A consumptive infant should be carried through
a flock of sheep as it is lett out of the fold early
in the morning. The weaning of a child should
begin on Good Friday.
Between birth and death we may indulge in
thousands of these fancies which are still
credited by some people in England. If I eat an
egg I must finish by making a hole in the shell,
or the witches will sail out in it to wreck the
ships. And, considering the price of eggs, I may
refrain from burning egg-shells, because if I
do so the hens cease to lay. If I have the
cramp of nights, I may cross my shoes and
stockings when I take them off, or put my
slippers under the bed with the soles upwards.
If I have a stye in the eye I may pull a hair out
of the tail of a black cat and rub the tip nine
times over the pustule. I may know that I am
going to receive money if I find a spider on my
clothes, and am not bound to accept Fuller's
moral to the saying. "The moral is this: such
who imitate the industry of that contemptible
creature may, by God's blessing, weave
themselves into wealth and procure a plentiful
estate." If I meet a white horse I may know
that I must spit at it. I may rejoice in having
teeth set far apart, because that makes me
lucky and a traveller. If my keys, or penknife, or
any steel thing that I have, will rust, in spite of
any care, I may be sure that somebody is laying
money by for me. I may know how lucky it is
to find old iron and hoard up old pot-lids and
horse-shoes discovered in the public road;
by the fortune this thrifty habit accumulates.
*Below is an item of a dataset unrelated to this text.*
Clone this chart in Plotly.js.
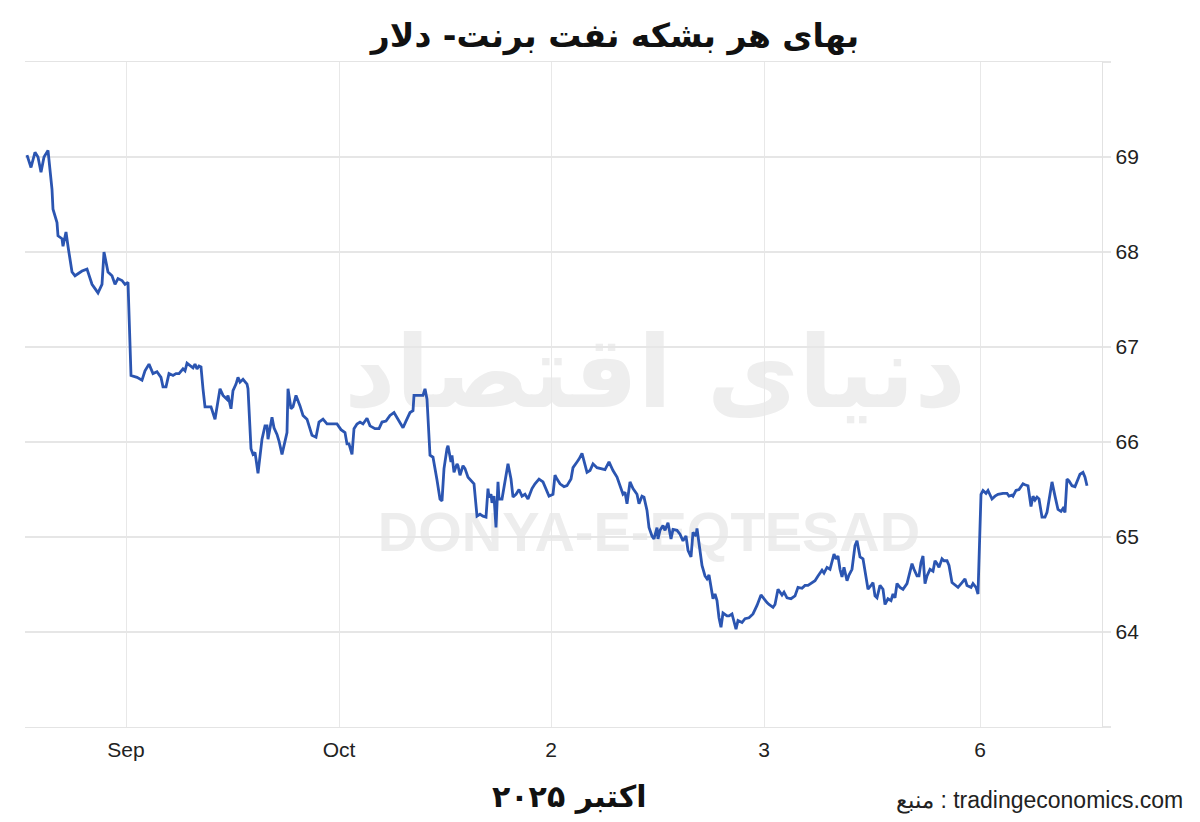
<!DOCTYPE html>
<html>
<head>
<meta charset="utf-8">
<script src="https://cdn.plot.ly/plotly-3.0.1.min.js"></script>
<style>
  html, body { margin: 0; padding: 0; background: #ffffff; }
  #wrap { position: relative; width: 1200px; height: 822px; overflow: hidden; }
  .wm { position: absolute; transform: translate(-50%, -50%); white-space: nowrap; pointer-events: none; z-index: 0; }
  #wmFa { left: 655px; top: 372px; font-family: "DejaVu Sans", sans-serif; font-weight: bold; font-size: 100px; color: #eeeeee; direction: rtl; }
  #wmEn { left: 649px; top: 531px; font-family: "Liberation Sans", Arial, sans-serif; font-weight: bold; font-size: 56px; color: #ededed; }
  #chart { position: absolute; left: 0; top: 0; width: 1200px; height: 822px; z-index: 1; }
</style>
</head>
<body>
<div id="wrap">
  <div class="wm" id="wmFa">دنیای اقتصاد</div>
  <div class="wm" id="wmEn">DONYA-E-EQTESAD</div>
  <div id="chart"></div>
</div>
<script>
// Trading-time position of each observation (one trading day ≈ 213 units; 0 = "Sep" tick)
const t = [
  -99,-95,-91,-88,-85,-82,-78,-74,-73,-69,
  -68,-64,-63,-60,-58,-54,-51,-48,-44,-39,
  -34,-28,-24,-22,-18,-14,-11,-8,-4,-1,
  2,5,11,16,19,23,27,31,35,37,
  40,43,47,50,53,57,59,61,64,67,
  69,71,73,75,77,79,81,85,89,94,
  97,101,102,105,107,110,112,114,117,121,
  122,125,127,129,130,132,136,139,141,142,
  146,148,151,153,156,158,161,162,165,167,
  170,174,177,181,186,190,193,197,201,207,
  211,215,219,221,223,226,228,231,234,237,
  241,244,249,253,256,260,264,268,272,277,
  280,284,287,288,292,297,299,301,304,307,
  311,314,316,318,321,322,325,326,328,331,
  332,334,337,339,342,346,348,351,354,357,
  360,362,363,365,366,368,370,372,373,376,
  378,381,382,385,387,390,393,396,399,402,
  406,409,413,417,420,423,427,429,431,434,
  438,441,445,447,451,453,456,458,461,464,
  467,471,474,479,483,487,491,494,497,499,
  501,504,507,511,513,516,518,521,523,526,
  528,531,532,534,537,539,542,545,547,551,
  554,557,560,562,565,567,570,571,573,576,
  579,581,583,585,587,589,591,593,595,597,
  601,603,606,607,610,612,616,619,623,627,
  631,635,637,641,643,647,649,652,656,658,
  661,665,669,672,676,679,682,686,689,692,
  696,698,701,704,706,708,710,712,714,716,
  718,721,723,726,729,731,734,737,740,742,
  745,747,749,751,754,757,759,762,765,767,
  769,771,774,777,781,783,786,788,791,793,
  795,797,799,801,804,807,809,811,813,816,
  818,821,823,826,829,832,836,839,841,845,
  847,850,852,855,857,860,862,866,869,872,
  877,881,883,886,887,890,893,897,899,902,
  905,907,909,911,913,916,919,921,924,926,
  929,932,935,937,939,941,943,946,949,951,
  954,957,959,961
];

// Brent crude price, USD per barrel
const price = [
  69.02,68.89,69.05,69.00,68.84,69.00,69.07,68.66,68.45,68.31,
  68.17,68.14,68.06,68.21,68.06,67.79,67.75,67.77,67.80,67.82,
  67.66,67.57,67.66,68.00,67.79,67.75,67.66,67.72,67.70,67.66,
  67.68,66.70,66.68,66.65,66.75,66.82,66.72,66.74,66.68,66.58,
  66.58,66.72,66.70,66.72,66.72,66.77,66.75,66.83,66.80,66.78,
  66.82,66.77,66.80,66.79,66.56,66.37,66.37,66.37,66.24,66.56,
  66.49,66.45,66.49,66.35,66.54,66.61,66.68,66.63,66.66,66.61,
  66.56,65.93,65.87,65.89,65.82,65.67,66.03,66.17,66.17,66.03,
  66.26,66.15,66.08,66.01,65.87,65.96,66.10,66.56,66.35,66.37,
  66.49,66.38,66.28,66.24,66.07,66.05,66.21,66.24,66.19,66.19,
  66.19,66.13,66.10,65.98,65.98,65.87,66.14,66.19,66.21,66.19,
  66.25,66.17,66.14,66.14,66.21,66.22,66.28,66.31,66.24,66.15,
  66.22,66.31,66.33,66.49,66.49,66.49,66.56,66.45,65.86,65.84,
  65.60,65.40,65.38,65.72,65.93,65.96,65.79,65.86,65.68,65.77,
  65.75,65.65,65.75,65.72,65.63,65.58,65.56,65.22,65.24,65.22,
  65.21,65.51,65.42,65.45,65.36,65.43,65.10,65.58,65.40,65.40,
  65.52,65.72,65.77,65.61,65.42,65.45,65.50,65.43,65.45,65.40,
  65.51,65.56,65.61,65.58,65.51,65.43,65.45,65.65,65.61,65.56,
  65.53,65.54,65.61,65.73,65.79,65.82,65.88,65.79,65.68,65.70,
  65.77,65.73,65.72,65.71,65.79,65.70,65.63,65.54,65.45,65.47,
  65.35,65.58,65.51,65.45,65.35,65.43,65.42,65.28,65.10,65.01,
  64.98,65.10,64.98,65.07,65.12,65.07,65.15,64.98,65.08,65.07,
  65.03,64.96,65.01,64.86,64.79,65.05,65.01,65.09,64.91,64.70,
  64.59,64.56,64.60,64.49,64.35,64.40,64.33,64.15,64.05,64.20,
  64.17,64.17,64.19,64.15,64.03,64.12,64.10,64.14,64.15,64.19,
  64.28,64.39,64.36,64.31,64.29,64.26,64.29,64.45,64.39,64.42,
  64.36,64.35,64.38,64.47,64.46,64.49,64.49,64.52,64.54,64.59,
  64.65,64.62,64.68,64.66,64.74,64.82,64.77,64.80,64.66,64.58,
  64.68,64.54,64.60,64.66,64.91,64.96,64.79,64.77,64.58,64.45,
  64.49,64.52,64.38,64.36,64.49,64.45,64.29,64.35,64.33,64.40,
  64.36,64.51,64.47,64.45,64.51,64.59,64.72,64.66,64.59,64.59,
  64.73,64.80,64.51,64.59,64.66,64.64,64.75,64.72,64.68,64.77,
  64.75,64.75,64.70,64.52,64.49,64.47,64.52,64.56,64.49,64.47,
  64.51,64.47,64.40,65.45,65.49,65.46,65.49,65.40,65.43,65.45,
  65.46,65.46,65.43,65.44,65.43,65.49,65.50,65.56,65.55,65.54,
  65.32,65.43,65.39,65.42,65.40,65.21,65.21,65.26,65.45,65.58,
  65.43,65.29,65.27,65.30,65.26,65.61,65.59,65.54,65.53,65.58,
  65.66,65.68,65.63,65.54
];

// Axis ticks
const xTickPos = [0, 213, 425, 638, 854];
const xTickLabels = ["Sep", "Oct", "2", "3", "6"];
const yTickVals = [63, 64, 65, 66, 67, 68, 69, 70];
const yTickLabels = ["", "64", "65", "66", "67", "68", "69", ""];

const titleText = "بهای هر بشکه نفت برنت- دلار";
const dateText = "اکتبر ۲۰۲۵";
const sourceText = "منبع : tradingeconomics.com";

const trace = {
  x: t,
  y: price,
  type: "scatter",
  mode: "lines",
  line: { color: "#2b55b1", width: 2.8 },
  hoverinfo: "x+y",
  showlegend: false
};

const layout = {
  width: 1200,
  height: 822,
  margin: { l: 25, r: 98, t: 62, b: 95 },
  paper_bgcolor: "rgba(0,0,0,0)",
  plot_bgcolor: "rgba(0,0,0,0)",
  title: {
    text: titleText,
    font: { family: "DejaVu Sans, sans-serif", size: 33, color: "#111111", weight: "bold" },
    x: 0.5125, xanchor: "center",
    y: 0.957, yanchor: "middle", yref: "container"
  },
  xaxis: {
    range: [-101, 976],
    tickmode: "array",
    tickvals: xTickPos,
    ticktext: xTickLabels,
    showgrid: true,
    gridcolor: "#e8e8e8",
    gridwidth: 1,
    zeroline: false,
    showline: true,
    mirror: true,
    linecolor: "#e4e4e4",
    linewidth: 1.3,
    ticks: "",
    ticklabelstandoff: 3,
    tickfont: { family: "Liberation Sans, Arial, sans-serif", size: 21, color: "#222222" },
    fixedrange: true
  },
  yaxis: {
    side: "right",
    range: [63, 70],
    tickmode: "array",
    tickvals: yTickVals,
    ticktext: yTickLabels,
    showgrid: true,
    gridcolor: "#e6e6e6",
    gridwidth: 1.3,
    zeroline: false,
    showline: true,
    linecolor: "#e2e2e2",
    linewidth: 1.3,
    ticks: "outside",
    ticklen: 8,
    tickcolor: "#e6e6e6",
    tickwidth: 1.3,
    tickfont: { family: "Liberation Sans, Arial, sans-serif", size: 21, color: "#222222" },
    fixedrange: true
  },
  annotations: [
    {
      text: dateText,
      xref: "paper", yref: "paper",
      x: 0.506, y: -0.105,
      xanchor: "center", yanchor: "middle",
      showarrow: false,
      font: { family: "DejaVu Sans, sans-serif", size: 30, color: "#111111", weight: "bold" }
    },
    {
      text: sourceText,
      xref: "paper", yref: "paper",
      x: 1.077, y: -0.111,
      xanchor: "right", yanchor: "middle",
      showarrow: false,
      font: { family: "Liberation Sans, Arial, sans-serif", size: 23, color: "#222222" }
    }
  ]
};

Plotly.newPlot("chart", [trace], layout, { displayModeBar: false, staticPlot: true });
</script>
</body>
</html>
Seven years' trouble but no want, is the sentence
I may hear mystically pronounced upon me if I
break a looking-glass. If my left palm itches,
money goes out; if the right, money comes in.
Rub it 'gainst wood,
'Tis sure to come good.
If my knee itches, I shall kneel in a strange
church; if the sole of my foot, I shall walk over
strange ground; if the elbow, I shall sleep with
a strange bedfellow. If my ear tingles, I am to
hear sudden news. If I shiver, or feel cold in
the back, somebody treads over my future
grave. If my cheek burn, somebody talks
scandal of me. If I hear a singing in my right
ear, somebody praises me; if in the left ear,
somebody abuses me, and I may punish him by
biting sharply into my own little finger: in so
doing I bite his evil tongue. If I have my
clothes mended on my back, I am to be ill
spoken of. At church I may take good heed of
the preacher's text, knowing that all texts
heard in church will have to be repeated on the
Judgment-day. If the clock strikes while the
text is being given, death may be expected in
the parish. Of course I may know that it is
unlucky to kill a cricket, because crickets bring
luck to a house, but eat holes in the worsted
stockings of those who destroy them. I may
know, too, that if I kill a beetle it is sure to
rain; that I must not let a feather-bed be turned
on Sunday if I wish to keep my luck; that sneezing
on Monday hastens anger, but that if I sneeze
on Sunday morning fasting, I shall enjoy my
own true love to everlasting. To dream about
that lady, I must stick nine pins into the bladebone
of a rabbit and put them under my pillow.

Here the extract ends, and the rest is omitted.